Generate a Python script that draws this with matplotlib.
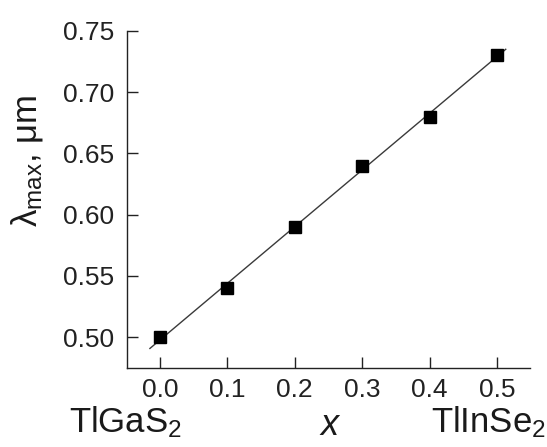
import numpy as np
import matplotlib
matplotlib.use("Agg")
import matplotlib.pyplot as plt

plt.rcParams['font.family'] = ['Liberation Sans', 'DejaVu Sans']
plt.rcParams['mathtext.fontset'] = 'custom'
plt.rcParams['mathtext.rm'] = 'Liberation Sans'
plt.rcParams['mathtext.it'] = 'Liberation Sans:italic'

x = [0.0, 0.1, 0.2, 0.3, 0.4, 0.5]
lam = [0.50, 0.54, 0.59, 0.64, 0.68, 0.73]
xticks = [0.0, 0.1, 0.2, 0.3, 0.4, 0.5]
yticks = [0.50, 0.55, 0.60, 0.65, 0.70, 0.75]
fit_range = [-0.015, 0.513]

fig = plt.figure(figsize=(5.47, 4.47), dpi=100)
ax = fig.add_axes([127 / 547, 79 / 447, 403 / 547, 337 / 447])

k, b = np.polyfit(x, lam, 1)
xf = np.array(fit_range)
ax.plot(xf, k * xf + b, color='#3a3a3a', lw=1.0, zorder=2)
ax.plot(x, lam, 's', color='black', ms=8, zorder=3)

ax.set_xlim(-0.049, 0.549)
ax.set_ylim(0.4747, 0.75)
ax.set_xticks(xticks)
ax.set_xticklabels([f'{v:.1f}' for v in xticks])
ax.set_yticks(yticks)
ax.set_yticklabels([f'{v:.2f}' for v in yticks])

for s in ['top', 'right']:
    ax.spines[s].set_visible(False)
for s in ['left', 'bottom']:
    ax.spines[s].set_linewidth(1.0)
    ax.spines[s].set_color('#222222')

ax.tick_params(direction='in', length=8, width=1.0, labelsize=19, colors='#222222')
ax.tick_params(axis='x', pad=7)
ax.tick_params(axis='y', pad=9)

txtc = '#1a1a1a'
fig.text(27 / 547, (447 - 161) / 447, r'λ$_{\mathregular{max}}$, μm', fontsize=25,
         rotation=90, ha='center', va='center', color=txtc)
fig.text(330 / 547, (447 - 435) / 447, 'x', fontsize=26, fontstyle='italic',
         ha='center', va='baseline', color=txtc)
fig.text(126 / 547, (447 - 432) / 447, r'$\mathregular{TlGaS_2}$', fontsize=25,
         ha='center', va='baseline', color=txtc)
fig.text(546 / 547, (447 - 432) / 447, r'$\mathregular{TlInSe_2}$', fontsize=25,
         ha='right', va='baseline', color=txtc)

fig.savefig('out.png', dpi=100)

◆ ◆ ◆ ◆ ◆

(TASK DETAILS) Leave out the pictures and repeat the lines from the start of the material through the line with "ax.tick_params(axis='y', pad=9)", inclusive.

(EXPECTED ANSWER)
Generate a Python script that draws this with matplotlib.
import numpy as np
import matplotlib
matplotlib.use("Agg")
import matplotlib.pyplot as plt

plt.rcParams['font.family'] = ['Liberation Sans', 'DejaVu Sans']
plt.rcParams['mathtext.fontset'] = 'custom'
plt.rcParams['mathtext.rm'] = 'Liberation Sans'
plt.rcParams['mathtext.it'] = 'Liberation Sans:italic'

x = [0.0, 0.1, 0.2, 0.3, 0.4, 0.5]
lam = [0.50, 0.54, 0.59, 0.64, 0.68, 0.73]
xticks = [0.0, 0.1, 0.2, 0.3, 0.4, 0.5]
yticks = [0.50, 0.55, 0.60, 0.65, 0.70, 0.75]
fit_range = [-0.015, 0.513]

fig = plt.figure(figsize=(5.47, 4.47), dpi=100)
ax = fig.add_axes([127 / 547, 79 / 447, 403 / 547, 337 / 447])

k, b = np.polyfit(x, lam, 1)
xf = np.array(fit_range)
ax.plot(xf, k * xf + b, color='#3a3a3a', lw=1.0, zorder=2)
ax.plot(x, lam, 's', color='black', ms=8, zorder=3)

ax.set_xlim(-0.049, 0.549)
ax.set_ylim(0.4747, 0.75)
ax.set_xticks(xticks)
ax.set_xticklabels([f'{v:.1f}' for v in xticks])
ax.set_yticks(yticks)
ax.set_yticklabels([f'{v:.2f}' for v in yticks])

for s in ['top', 'right']:
    ax.spines[s].set_visible(False)
for s in ['left', 'bottom']:
    ax.spines[s].set_linewidth(1.0)
    ax.spines[s].set_color('#222222')

ax.tick_params(direction='in', length=8, width=1.0, labelsize=19, colors='#222222')
ax.tick_params(axis='x', pad=7)
ax.tick_params(axis='y', pad=9)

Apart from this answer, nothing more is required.